|
|
// Copyright (c) 2008 by Dr. Colin Hirsch
// Please see license.txt for license.
// Include the only public header file for the PEGTL.
#include
namespace example
{
using namespace pegtl;
// This example defines a rule for quoted strings with C-style backslash-escapes
// that is compatible with UTF-8 input, i.e. the quoted string can contain UTF-8
// without ever truncating a multi-byte character.
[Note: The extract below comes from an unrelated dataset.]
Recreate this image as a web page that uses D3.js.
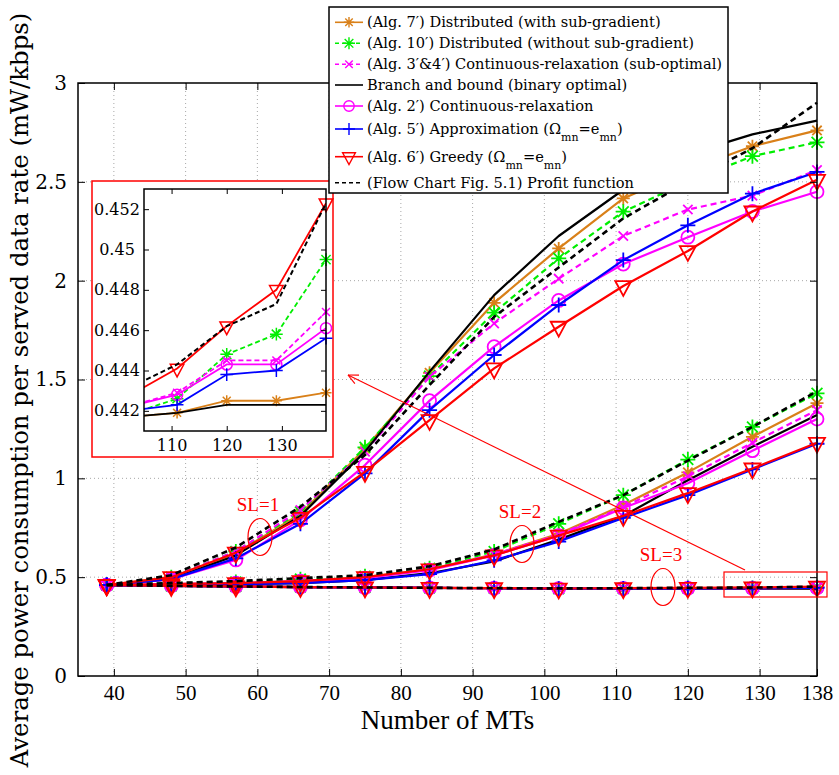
<!DOCTYPE html>
<html><head><meta charset="utf-8">
<script src="https://cdn.jsdelivr.net/npm/d3@7"></script>
<style>body{margin:0;background:#fff}</style>
</head><body>
<svg id="c" width="839" height="775" xmlns="http://www.w3.org/2000/svg"></svg>
<script>
// ---------- data ----------
const mtCounts=[39,48,57,66,75,84,93,102,111,120,129,138];
const xTickValues=[40,50,60,70,80,90,100,110,120,130,138];
const yTickValues=[0,0.5,1,1.5,2,2.5,3];
const gridX=[40,50,60,70,80,90,100,110,120,130];
const gridY=[0.5,1,1.5,2,2.5];
const insetXTicks=[110,120,130];
const insetYTicks=[0.442,0.444,0.446,0.448,0.45,0.452];
const insetYLabels=['0.442','0.444','0.446','0.448','0.45','0.452'];

// SL=1
const alg7SL1 =[0.46,0.50,0.62,0.82,1.15,1.534,1.888,2.163,2.416,2.56,2.68,2.76];
const alg10SL1=[0.46,0.50,0.63,0.83,1.157,1.517,1.838,2.113,2.349,2.50,2.63,2.70];
const alg34SL1=[0.46,0.50,0.63,0.84,1.135,1.514,1.784,2.01,2.226,2.36,2.43,2.56];
const bnbSL1  =[0.46,0.49,0.61,0.81,1.135,1.54,1.927,2.226,2.46,2.64,2.74,2.81];
const alg2SL1 =[0.46,0.49,0.587,0.79,1.067,1.393,1.666,1.90,2.084,2.22,2.35,2.45];
const alg5SL1 =[0.46,0.49,0.595,0.77,1.025,1.345,1.624,1.877,2.104,2.28,2.44,2.55];
const alg6SL1 =[0.46,0.50,0.624,0.80,1.033,1.295,1.556,1.767,1.973,2.15,2.35,2.51];
const profitSL1=[0.46,0.51,0.65,0.856,1.118,1.472,1.817,2.067,2.315,2.50,2.67,2.90];
// SL=2
const alg7SL2 =[0.46,0.465,0.47,0.48,0.50,0.54,0.615,0.72,0.865,1.03,1.21,1.38];
const alg10SL2=[0.46,0.47,0.475,0.49,0.505,0.545,0.63,0.77,0.915,1.095,1.26,1.43];
const alg34SL2=[0.46,0.465,0.47,0.48,0.50,0.54,0.615,0.715,0.855,1.01,1.18,1.345];
const bnbSL2  =[0.46,0.46,0.465,0.47,0.485,0.52,0.58,0.69,0.81,0.99,1.16,1.32];
const alg2SL2 =[0.46,0.465,0.47,0.48,0.495,0.535,0.61,0.71,0.85,0.975,1.14,1.30];
const alg5SL2 =[0.46,0.46,0.465,0.47,0.485,0.515,0.585,0.68,0.80,0.915,1.045,1.175];
const alg6SL2 =[0.46,0.465,0.47,0.48,0.50,0.54,0.61,0.71,0.81,0.925,1.05,1.18];
const profitSL2=[0.46,0.47,0.48,0.495,0.51,0.555,0.64,0.78,0.915,1.09,1.26,1.44];
// SL=3
const alg7SL3 =[0.460,0.456,0.453,0.450,0.448,0.446,0.444,0.4417,0.4419,0.4425,0.4425,0.4429];
const alg10SL3=[0.460,0.456,0.453,0.450,0.448,0.446,0.444,0.4418,0.4426,0.4448,0.4458,0.4495];
const alg34SL3=[0.460,0.456,0.453,0.450,0.448,0.446,0.444,0.4422,0.4429,0.4445,0.4445,0.4469];
const bnbSL3  =[0.460,0.456,0.453,0.450,0.448,0.446,0.444,0.4417,0.4419,0.4423,0.4423,0.4423];
const alg2SL3 =[0.460,0.456,0.453,0.450,0.448,0.446,0.444,0.4422,0.4428,0.4443,0.4443,0.4461];
const alg5SL3 =[0.460,0.456,0.453,0.450,0.448,0.446,0.444,0.4420,0.4423,0.4438,0.4440,0.4456];
const alg6SL3 =[0.460,0.456,0.453,0.450,0.448,0.446,0.4445,0.4427,0.4441,0.4462,0.4480,0.4523];
const profitSL3=[0.460,0.456,0.453,0.450,0.448,0.446,0.4447,0.4431,0.4443,0.4462,0.4473,0.4523];

const seriesNames=[
 '(Alg. 7′) Distributed (with sub-gradient)',
 '(Alg. 10′) Distributed (without sub-gradient)',
 '(Alg. 3′&4′) Continuous-relaxation (sub-optimal)',
 'Branch and bound (binary optimal)',
 '(Alg. 2′) Continuous-relaxation',
 '(Alg. 5′) Approximation (Ω',
 '(Alg. 6′) Greedy (Ω',
 '(Flow Chart Fig. 5.1) Profit function'
];
const seriesColors=['#d98019','#00ee00','#ff00ff','#000000','#ff00ff','#0000ff','#ff0000','#000000'];
const seriesDash=[null,'6,4','6,4',null,null,null,null,'6,4'];
const seriesMarker=['star','bigstar','x',null,'circle','plus','tri',null];
const seriesSL1=[alg7SL1,alg10SL1,alg34SL1,bnbSL1,alg2SL1,alg5SL1,alg6SL1,profitSL1];
const seriesSL2=[alg7SL2,alg10SL2,alg34SL2,bnbSL2,alg2SL2,alg5SL2,alg6SL2,profitSL2];
const seriesSL3=[alg7SL3,alg10SL3,alg34SL3,bnbSL3,alg2SL3,alg5SL3,alg6SL3,profitSL3];

// ---------- drawing ----------
const svg=d3.select('#c');
const L=78,R=817,T=83,B=676;
const x=d3.scaleLinear().domain([35,138]).range([L,R]);
const y=d3.scaleLinear().domain([0,3]).range([B,T]);
const serif='"DejaVu Serif", serif';
const times='"Liberation Serif", "Times New Roman", serif';

svg.append('rect').attr('width',839).attr('height',775).attr('fill','#fff');

// grid
const grid=svg.append('g');
grid.selectAll('.gx').data(gridX).join('line')
  .attr('x1',d=>x(d)).attr('x2',d=>x(d)).attr('y1',T).attr('y2',B)
  .attr('stroke','#a8a8a8').attr('stroke-width',1).attr('stroke-dasharray','1,3');
grid.selectAll('.gy').data(gridY).join('line')
  .attr('y1',d=>y(d)).attr('y2',d=>y(d)).attr('x1',L).attr('x2',R)
  .attr('stroke','#a8a8a8').attr('stroke-width',1).attr('stroke-dasharray','1,3');

function markerPath(type,s){
  const k=s*0.72;
  if(type==='star'||type==='bigstar') return `M${-s},0H${s}M0,${-s}V${s}M${-k},${-k}L${k},${k}M${-k},${k}L${k},${-k}`;
  if(type==='x') return `M${-k},${-k}L${k},${k}M${-k},${k}L${k},${-k}`;
  if(type==='plus') return `M${-s},0H${s}M0,${-s}V${s}`;
  if(type==='tri'){const w=s, a=s*0.62; return `M${-w},${-a}L${w},${-a}L0,${2*a}Z`;}
  return '';
}
function drawMarker(g,type,color,cx,cy,scale,sw){
  if(!type) return;
  if(type==='circle'){
    g.append('circle').attr('cx',cx).attr('cy',cy).attr('r',6.5*scale)
     .attr('fill','none').attr('stroke',color).attr('stroke-width',sw);
    return;
  }
  const base={star:6.5,bigstar:7.5,x:6.5,plus:7.5,tri:8}[type];
  g.append('path').attr('d',markerPath(type,base*scale))
   .attr('transform',`translate(${cx},${cy})`)
   .attr('fill','none').attr('stroke',color).attr('stroke-width',sw).attr('stroke-linejoin','miter');
}

const lineGen=d3.line().x(d=>x(d[0])).y(d=>y(d[1]));
const plot=svg.append('g');
seriesNames.forEach((nm,i)=>{
  [seriesSL1[i],seriesSL2[i],seriesSL3[i]].forEach(vals=>{
    const pts=mtCounts.map((m,j)=>[m,vals[j]]);
    plot.append('path').attr('d',lineGen(pts)).attr('fill','none')
      .attr('stroke',seriesColors[i]).attr('stroke-width',i===7?2.6:2.2)
      .attr('stroke-dasharray',seriesDash[i]).attr('stroke-linejoin','round');
    pts.forEach(p=>drawMarker(plot,seriesMarker[i],seriesColors[i],x(p[0]),y(p[1]),1,1.8));
  });
});

// axes box
svg.append('rect').attr('x',L).attr('y',T).attr('width',R-L).attr('height',B-T)
  .attr('fill','none').attr('stroke','#000').attr('stroke-width',1.5);
const ax=svg.append('g');
const xb=d3.axisBottom(x).tickValues(xTickValues).tickSize(-7).tickPadding(9).tickFormat(d3.format('d'));
ax.append('g').attr('transform',`translate(0,${B})`).call(xb)
  .call(g=>{g.select('.domain').remove();g.selectAll('text').attr('font-family',times).attr('font-size',21).attr('fill','#000');g.selectAll('line').attr('stroke','#000');});
ax.append('g').attr('transform',`translate(0,${T})`).call(d3.axisTop(x).tickValues(xTickValues.slice(0,-1)).tickSize(-7).tickFormat(''))
  .call(g=>{g.select('.domain').remove();g.selectAll('line').attr('stroke','#000');});
ax.append('g').attr('transform',`translate(${L},0)`).call(d3.axisLeft(y).tickValues(yTickValues).tickSize(-7).tickPadding(11).tickFormat(d3.format('')))
  .call(g=>{g.select('.domain').remove();g.selectAll('text').attr('font-family',serif).attr('font-size',20).attr('fill','#000');g.selectAll('line').attr('stroke','#000');});
ax.append('g').attr('transform',`translate(${R},0)`).call(d3.axisRight(y).tickValues(yTickValues).tickSize(-7).tickFormat(''))
  .call(g=>{g.select('.domain').remove();g.selectAll('line').attr('stroke','#000');});

// axis titles
svg.append('text').attr('x',(L+R)/2).attr('y',729).attr('text-anchor','middle')
  .attr('font-family',times).attr('font-size',27).text('Number of MTs');
svg.append('text').attr('transform','translate(28,390) rotate(-90)').attr('text-anchor','middle')
  .attr('font-family',serif).attr('font-size',24.4).text('Average power consumption per served data rate (mW/kbps)');

// ---------- inset ----------
const IL=144,IR=326,IT=189,IB=431;
svg.append('rect').attr('x',92).attr('y',181).attr('width',241).attr('height',276)
  .attr('fill','#fff').attr('stroke','#ff0000').attr('stroke-width',1.5);
const xi=d3.scaleLinear().domain([105,138]).range([IL,IR]);
const yi=d3.scaleLinear().domain([0.441,0.453]).range([IB,IT]);
svg.append('clipPath').attr('id','ic').append('rect').attr('x',IL).attr('y',IT).attr('width',IR-IL).attr('height',IB-IT);
const ig=svg.append('g');
const lineI=d3.line().x(d=>xi(d[0])).y(d=>yi(d[1]));
seriesNames.forEach((nm,i)=>{
  const vals=seriesSL3[i];
  const pts=mtCounts.map((m,j)=>[m,vals[j]]).filter(p=>p[0]>=93);
  ig.append('path').attr('d',lineI(pts)).attr('fill','none').attr('clip-path','url(#ic)')
    .attr('stroke',seriesColors[i]).attr('stroke-width',i===7?2:1.8)
    .attr('stroke-dasharray',seriesDash[i]?'5,3':null);
  pts.filter(p=>p[0]>=105).forEach(p=>drawMarker(ig,seriesMarker[i],seriesColors[i],xi(p[0]),yi(p[1]),0.85,1.5));
});
svg.append('rect').attr('x',IL).attr('y',IT).attr('width',IR-IL).attr('height',IB-IT)
  .attr('fill','none').attr('stroke','#000').attr('stroke-width',1.5);
const iax=svg.append('g');
iax.append('g').attr('transform',`translate(0,${IB})`).call(d3.axisBottom(xi).tickValues(insetXTicks).tickSize(-5).tickPadding(9).tickFormat(d3.format('d')))
  .call(g=>{g.select('.domain').remove();g.selectAll('text').attr('font-family',serif).attr('font-size',16).attr('fill','#000');g.selectAll('line').attr('stroke','#000');});
iax.append('g').attr('transform',`translate(0,${IT})`).call(d3.axisTop(xi).tickValues(insetXTicks).tickSize(-5).tickFormat(''))
  .call(g=>{g.select('.domain').remove();g.selectAll('line').attr('stroke','#000');});
iax.append('g').attr('transform',`translate(${IL},0)`).call(d3.axisLeft(yi).tickValues(insetYTicks).tickSize(-5).tickFormat((d,i)=>insetYLabels[i]))
  .call(g=>{g.select('.domain').remove();g.selectAll('text').attr('font-family',serif).attr('font-size',16).attr('fill','#000').attr('text-anchor','middle').attr('x',117-IL);g.selectAll('line').attr('stroke','#000');});
iax.append('g').attr('transform',`translate(${IR},0)`).call(d3.axisRight(yi).tickValues(insetYTicks).tickSize(-5).tickFormat(''))
  .call(g=>{g.select('.domain').remove();g.selectAll('line').attr('stroke','#000');});

// ---------- annotations ----------
const ann=svg.append('g').attr('fill','none').attr('stroke','#ff0000').attr('stroke-width',1.2);
ann.append('rect').attr('x',724).attr('y',572).attr('width',103).attr('height',25);
ann.append('line').attr('x1',745).attr('y1',570).attr('x2',348).attr('y2',375);
(function(){const tx=348,ty=375,ang=Math.atan2(570-375,745-348);
  [ang-0.44,ang+0.44].forEach(a=>ann.append('line').attr('x1',tx).attr('y1',ty)
    .attr('x2',tx+11*Math.cos(a)).attr('y2',ty+11*Math.sin(a)));})();
const slLabels=[['SL=1',258,537],['SL=2',520,544],['SL=3',661,587]];
slLabels.forEach(s=>{
  ann.append('ellipse').attr('cx',s[1]+2).attr('cy',s[2]).attr('rx',12).attr('ry',18.5);
  svg.append('text').attr('x',s[1]).attr('y',s[2]-26).attr('text-anchor','middle')
    .attr('font-family',times).attr('font-size',19).attr('fill','#ff0000').text(s[0]);
});

// ---------- legend ----------
const lg=svg.append('g');
lg.append('rect').attr('x',329).attr('y',7).attr('width',399).attr('height',186)
  .attr('fill','#fff').attr('stroke','#000').attr('stroke-width',1.5);
const rowY=[22.3,43.3,64.3,85,106,129,156.7,182.7];
seriesNames.forEach((nm,i)=>{
  const yy=rowY[i];
  lg.append('line').attr('x1',335).attr('x2',363).attr('y1',yy).attr('y2',yy)
    .attr('stroke',seriesColors[i]).attr('stroke-width',1.6)
    .attr('stroke-dasharray',seriesDash[i]?'4,3':null);
  drawMarker(lg,seriesMarker[i],seriesColors[i],349,yy,0.8,1.4);
  const t=lg.append('text').attr('x',367).attr('y',yy+5).attr('font-family',serif).attr('font-size',14.6).attr('fill','#000');
  t.append('tspan').text(nm);
  if(i===5||i===6){
    t.append('tspan').attr('dy',7).attr('font-size',11).text('mn');
    t.append('tspan').attr('dy',-7).text('=e');
    t.append('tspan').attr('dy',7).attr('font-size',11).text('mn');
    t.append('tspan').attr('dy',-7).text(')');
  }
});
</script>
</body></html>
// The rule 'escaped' matches a backslash-escaped character; the use of ifmust<>
// ensures that every backlash is followed by one of the appropriate characters.
struct escaped
: ifmust< one< '\\' >, one< '\\', '"', '\'', 'a', 'f', 'n', 'r', 't', 'v' > > {};
// A regular character is anything that is not an ASCII control character. This
// also matches any byte of a unicode character with multi-byte encoding in UTF-8.
struct regular
: not_range< 0, 31 > {};
// This is simple, a character in the quoted string is either an escaped character
// or a regular character. Note that the order of the two rules is important; with
// sor< regular, escaped >, a backslash would always match rule 'regular', and rule
// 'escaped' would never fire, so backslash would loose its special meaning.
struct character
: sor< escaped, regular > {};
// A quoted string starts with a quote, and then contains characters until another
// quote is encountered. Escaped quotes can be embedded, they will be matched by
// rule 'escaped'. A seq<> could be used instead of the ifmust<>, however usually
// a grammar will have only one rule that will match a string starting with a quote,
// and in this case the ifmust<> will produce a better error message (because an
// input that starts with a quote, but does not contain the corresponding closing
// quote, will produce an error in rule 'quoted', rather than wherever any sor<>
// backtracking in the grammar might lead to).
struct quoted
: ifmust< one< '"' >, until< one< '"' >, character > > {};
// Note that rule 'quoted' will work fine with UTF-8 in the sense that the quoted
// string can contain any UTF-8 character, however no validation of multi-byte
// encoded characters is performed. Support for UTF-8 will likely be extended
// in the future....
} // example
int main( int argc, char ** argv )
{
for ( int i = 1; i < argc; ++i ) {
pegtl::basic_parse_string< example::quoted >( argv[ i ] );
}
return 0;
}
|